Alun Shooter: Matt and I met at small local agency and we realised we had a shared passion for all things creative and incredibly unhealthy pub lunches. There was a kind of unpretentious approach to Matt’s design and an ethos which matched mine. When the agency we worked for began experiencing financial problems, we decided to get together and founded The District from my kitchen and moved operations, for a short while, into my shed.

Above: identity for photographer Alex Bibby. “Our brief was to design an identity that is distinctive and recognisable which compliments the style and precision of Alex’s photography,” explains Shooter. “We designed a simple marque which nodded at his name but was also simple enough to be used on and offline. In print we used great materials which were hand foiled and embossed to express the quality of his work

CR: Where and what did you study?

AS: I had had a slightly untypical career after doing a psychology degree in Leeds, working in various business development and marketing positions latterly in the creative industry which I just loved being a part of. In my last role before The District I had moved across into a creative direction role.  Matt had a more traditional ‘creative’ career having worked for a couple of agencies following graduating from Surrey Institute of Art and Design. Nevertheless we weren’t your classic 10+ years in a big agency before setting up, we just loved what we did and thought, we can do this. When we look back we wonder quite how we did it in a pokey shed, always meeting at the clients and having various bust ups with our printer (desktop rather than litho), but after many 18 hour days things started to click. In hindsight I think being a bit naive helped.

The District were commissioned by Cambridge School of Art to design a newsletter for their students. The result was Create It – cover and spreads from issue one shown. “The first thing we addressed was size,” says Shooter. “In making the piece big and unbound we made a statement very quickly. We used a very simple grid and strong and consistent typography to give the piece real impact. Additionally we focused on using a lot of student/ tutor generated content to give the piece real context – what better way to shout about the success of the school than use the work generated there.  We also acting as editor in chief and gave the thing a tone of voice, which had a confidence to it – a kind of self assured-ness

CR: Tell us about your approach to work at The District…
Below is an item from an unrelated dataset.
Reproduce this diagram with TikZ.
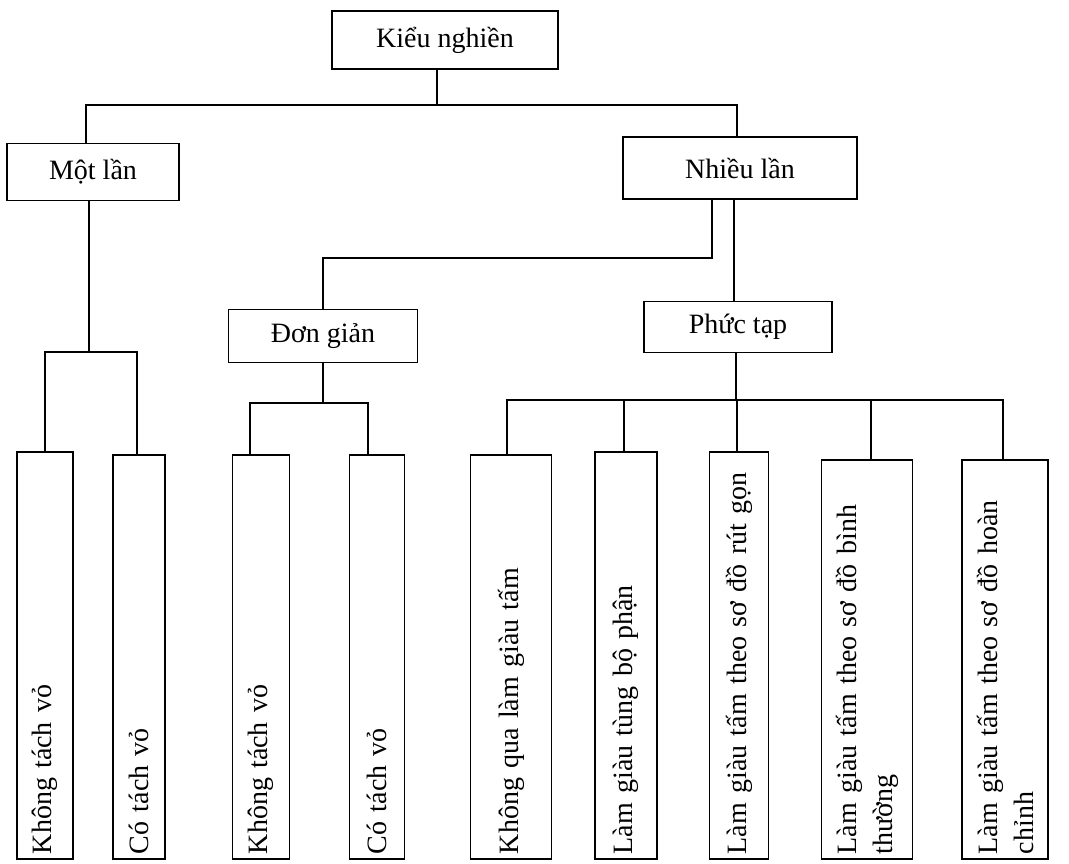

AS: We work in three main areas, identity development, design for print and web and interactive design. We enjoy each in different ways. We now work on a range of clients in education, the arts as well as out and out corporate clients and we always try to bring something unique to the table. Our team has now grown and are a great bunch, with Tom Lovell, D&AD’s best in New Blood being the latest addition. Being relatively small it is so important to us that everyone has a hands on approach and is one of the team. Without sounding crass it does feel like a small family at times and this is good and bad! We have some pretty passionate discussions about projects.  We don’t just bang out work and see what we can get away with, we really care about every detail, such as the materials and finishes used, a transition on a website, how we say stuff. Challenging each other almost always ends in a better result (or a bloodied nose). Everyone in the team works on all projects – we never just throw small jobs to the intern, whether big or small as long as a project offers us something to get our teeth into we love to work on it. Another thing we have always been committed to is to get feedback from clients after each project. We have even resisted the temptation not to get feedback from clients where projects have not gone so well. The feedback has been on the whole very strong and we tend to be our own worst critics. It also helps identify any issues that have arisen during a project.

Work for Cambridge arts venue, The Junction. “We were commissioned to re-design The Junction’s monthly listings guides and their larger quarterly publication,” say Shooter. “For the monthly listings guide where images are few and far between we developed a design which was simple and typographic. We sourced lovely coloured stock from GF Smith to give the work an identity. Where longer lead times and better imagery was available for the quarterly publication we took a more image led approach and used interesting typography and flexible image areas to avoid the feeling of a heavily templated piece. Although for reasons of functionality it was actually heavily templated

After five years the things that have always excited us still do. We love it when we get an approach from someone who says they love what we are doing, whether a big client or a recent graduate. When a lovely piece of print comes back in boxes we still all stand around ready to sniff it. People have always been of interest/ important to us, hence the development of the follow us section of the site, where people can upload a picture of themselves to our site. It is a great feeling to think that someone from New York, or France, or wherever is enjoying what you are doing.  It makes it even more personal when you can see them. Whether it is good for business development or not it is rewarding.  And actually that is one thing we have learnt. If you do things thinking of whether they will develop business for you, you really are on a hiding to nothing. Just do what you do well and focus on that and the needs of the client and in our experience everything falls into place. You need to enjoy what you do and this will show.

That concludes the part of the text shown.